GIVEN RECORDS
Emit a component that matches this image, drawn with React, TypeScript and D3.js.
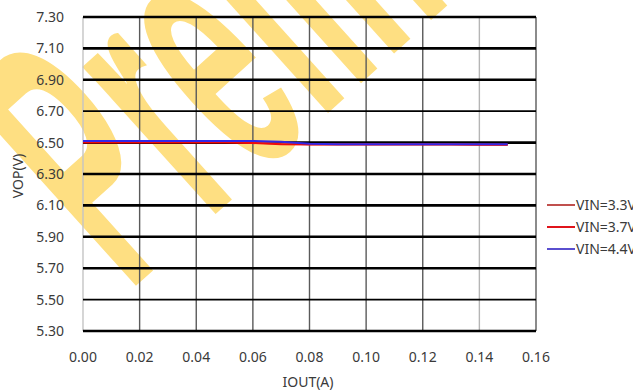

==

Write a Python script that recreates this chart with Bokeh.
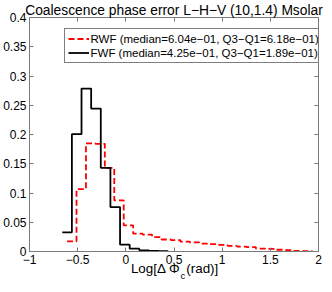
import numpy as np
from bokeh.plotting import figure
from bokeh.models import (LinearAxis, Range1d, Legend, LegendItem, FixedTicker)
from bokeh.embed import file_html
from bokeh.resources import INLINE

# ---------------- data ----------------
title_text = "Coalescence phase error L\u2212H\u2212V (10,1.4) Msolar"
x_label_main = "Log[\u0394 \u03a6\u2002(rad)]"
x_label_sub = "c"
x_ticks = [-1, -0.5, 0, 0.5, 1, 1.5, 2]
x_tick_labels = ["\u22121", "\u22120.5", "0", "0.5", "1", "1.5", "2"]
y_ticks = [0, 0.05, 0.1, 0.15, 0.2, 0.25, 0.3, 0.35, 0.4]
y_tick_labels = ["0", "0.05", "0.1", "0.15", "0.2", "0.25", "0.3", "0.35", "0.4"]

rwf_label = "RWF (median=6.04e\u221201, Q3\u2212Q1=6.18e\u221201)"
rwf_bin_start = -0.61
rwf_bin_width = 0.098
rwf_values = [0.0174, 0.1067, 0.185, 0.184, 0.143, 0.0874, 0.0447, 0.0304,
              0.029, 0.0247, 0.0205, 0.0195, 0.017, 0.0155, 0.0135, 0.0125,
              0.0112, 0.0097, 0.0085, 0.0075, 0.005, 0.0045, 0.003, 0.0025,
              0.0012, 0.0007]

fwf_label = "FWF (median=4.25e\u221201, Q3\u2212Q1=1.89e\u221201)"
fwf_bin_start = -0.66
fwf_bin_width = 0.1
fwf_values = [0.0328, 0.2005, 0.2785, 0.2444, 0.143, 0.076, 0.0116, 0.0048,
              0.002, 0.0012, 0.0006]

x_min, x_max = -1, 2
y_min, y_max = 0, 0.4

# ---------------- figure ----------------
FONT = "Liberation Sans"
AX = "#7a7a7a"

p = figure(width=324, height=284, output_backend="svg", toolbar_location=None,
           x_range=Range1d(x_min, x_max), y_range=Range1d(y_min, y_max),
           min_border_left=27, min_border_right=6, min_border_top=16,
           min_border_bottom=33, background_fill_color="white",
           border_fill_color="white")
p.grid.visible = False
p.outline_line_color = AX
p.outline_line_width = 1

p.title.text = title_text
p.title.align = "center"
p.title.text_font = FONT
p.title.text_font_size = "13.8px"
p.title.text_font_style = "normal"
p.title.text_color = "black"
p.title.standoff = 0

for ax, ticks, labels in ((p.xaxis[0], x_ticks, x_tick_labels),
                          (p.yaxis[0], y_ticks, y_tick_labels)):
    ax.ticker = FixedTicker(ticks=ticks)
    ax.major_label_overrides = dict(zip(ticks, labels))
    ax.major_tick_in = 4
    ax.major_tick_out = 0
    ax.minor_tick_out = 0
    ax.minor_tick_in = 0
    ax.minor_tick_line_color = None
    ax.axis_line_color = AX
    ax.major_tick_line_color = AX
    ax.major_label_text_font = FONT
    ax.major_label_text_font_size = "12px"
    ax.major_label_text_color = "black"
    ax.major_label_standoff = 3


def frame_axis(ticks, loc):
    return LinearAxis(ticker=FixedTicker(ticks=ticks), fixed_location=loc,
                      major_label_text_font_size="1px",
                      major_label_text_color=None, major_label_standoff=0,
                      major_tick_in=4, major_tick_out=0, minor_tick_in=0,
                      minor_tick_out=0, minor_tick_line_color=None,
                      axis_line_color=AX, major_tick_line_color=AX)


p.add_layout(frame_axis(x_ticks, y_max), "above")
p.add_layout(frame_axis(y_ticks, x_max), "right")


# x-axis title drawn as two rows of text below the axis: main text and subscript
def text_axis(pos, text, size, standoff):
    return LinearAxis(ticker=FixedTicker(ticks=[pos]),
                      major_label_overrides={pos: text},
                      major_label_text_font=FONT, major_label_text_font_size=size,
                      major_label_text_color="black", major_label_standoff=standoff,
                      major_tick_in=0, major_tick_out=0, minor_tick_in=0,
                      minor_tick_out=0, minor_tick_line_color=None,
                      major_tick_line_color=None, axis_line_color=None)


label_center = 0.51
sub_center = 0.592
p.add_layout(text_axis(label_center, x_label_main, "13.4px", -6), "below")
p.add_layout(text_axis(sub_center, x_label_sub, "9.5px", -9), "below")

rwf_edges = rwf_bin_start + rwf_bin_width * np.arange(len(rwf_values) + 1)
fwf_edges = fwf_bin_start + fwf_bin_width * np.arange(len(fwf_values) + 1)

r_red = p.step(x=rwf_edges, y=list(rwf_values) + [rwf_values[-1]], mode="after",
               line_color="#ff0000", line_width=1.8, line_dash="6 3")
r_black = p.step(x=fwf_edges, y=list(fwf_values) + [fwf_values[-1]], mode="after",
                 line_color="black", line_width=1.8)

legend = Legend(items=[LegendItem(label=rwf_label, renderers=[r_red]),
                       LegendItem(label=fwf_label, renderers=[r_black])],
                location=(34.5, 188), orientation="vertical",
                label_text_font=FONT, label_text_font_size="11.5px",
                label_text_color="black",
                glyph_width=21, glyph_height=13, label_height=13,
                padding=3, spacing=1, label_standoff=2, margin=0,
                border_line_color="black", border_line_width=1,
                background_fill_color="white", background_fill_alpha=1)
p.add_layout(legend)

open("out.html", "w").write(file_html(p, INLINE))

SHORT EXERCISE
Everything from the line with "Write a Python" down to the line with "p.title.standoff = 0" in the data above should be copied exactly, with both end lines kept and the pictures left out.

ANSWER FOR THIS EXERCISE
Write a Python script that recreates this chart with Bokeh.
import numpy as np
from bokeh.plotting import figure
from bokeh.models import (LinearAxis, Range1d, Legend, LegendItem, FixedTicker)
from bokeh.embed import file_html
from bokeh.resources import INLINE

# ---------------- data ----------------
title_text = "Coalescence phase error L\u2212H\u2212V (10,1.4) Msolar"
x_label_main = "Log[\u0394 \u03a6\u2002(rad)]"
x_label_sub = "c"
x_ticks = [-1, -0.5, 0, 0.5, 1, 1.5, 2]
x_tick_labels = ["\u22121", "\u22120.5", "0", "0.5", "1", "1.5", "2"]
y_ticks = [0, 0.05, 0.1, 0.15, 0.2, 0.25, 0.3, 0.35, 0.4]
y_tick_labels = ["0", "0.05", "0.1", "0.15", "0.2", "0.25", "0.3", "0.35", "0.4"]

rwf_label = "RWF (median=6.04e\u221201, Q3\u2212Q1=6.18e\u221201)"
rwf_bin_start = -0.61
rwf_bin_width = 0.098
rwf_values = [0.0174, 0.1067, 0.185, 0.184, 0.143, 0.0874, 0.0447, 0.0304,
              0.029, 0.0247, 0.0205, 0.0195, 0.017, 0.0155, 0.0135, 0.0125,
              0.0112, 0.0097, 0.0085, 0.0075, 0.005, 0.0045, 0.003, 0.0025,
              0.0012, 0.0007]

fwf_label = "FWF (median=4.25e\u221201, Q3\u2212Q1=1.89e\u221201)"
fwf_bin_start = -0.66
fwf_bin_width = 0.1
fwf_values = [0.0328, 0.2005, 0.2785, 0.2444, 0.143, 0.076, 0.0116, 0.0048,
              0.002, 0.0012, 0.0006]

x_min, x_max = -1, 2
y_min, y_max = 0, 0.4

# ---------------- figure ----------------
FONT = "Liberation Sans"
AX = "#7a7a7a"

p = figure(width=324, height=284, output_backend="svg", toolbar_location=None,
           x_range=Range1d(x_min, x_max), y_range=Range1d(y_min, y_max),
           min_border_left=27, min_border_right=6, min_border_top=16,
           min_border_bottom=33, background_fill_color="white",
           border_fill_color="white")
p.grid.visible = False
p.outline_line_color = AX
p.outline_line_width = 1

p.title.text = title_text
p.title.align = "center"
p.title.text_font = FONT
p.title.text_font_size = "13.8px"
p.title.text_font_style = "normal"
p.title.text_color = "black"
p.title.standoff = 0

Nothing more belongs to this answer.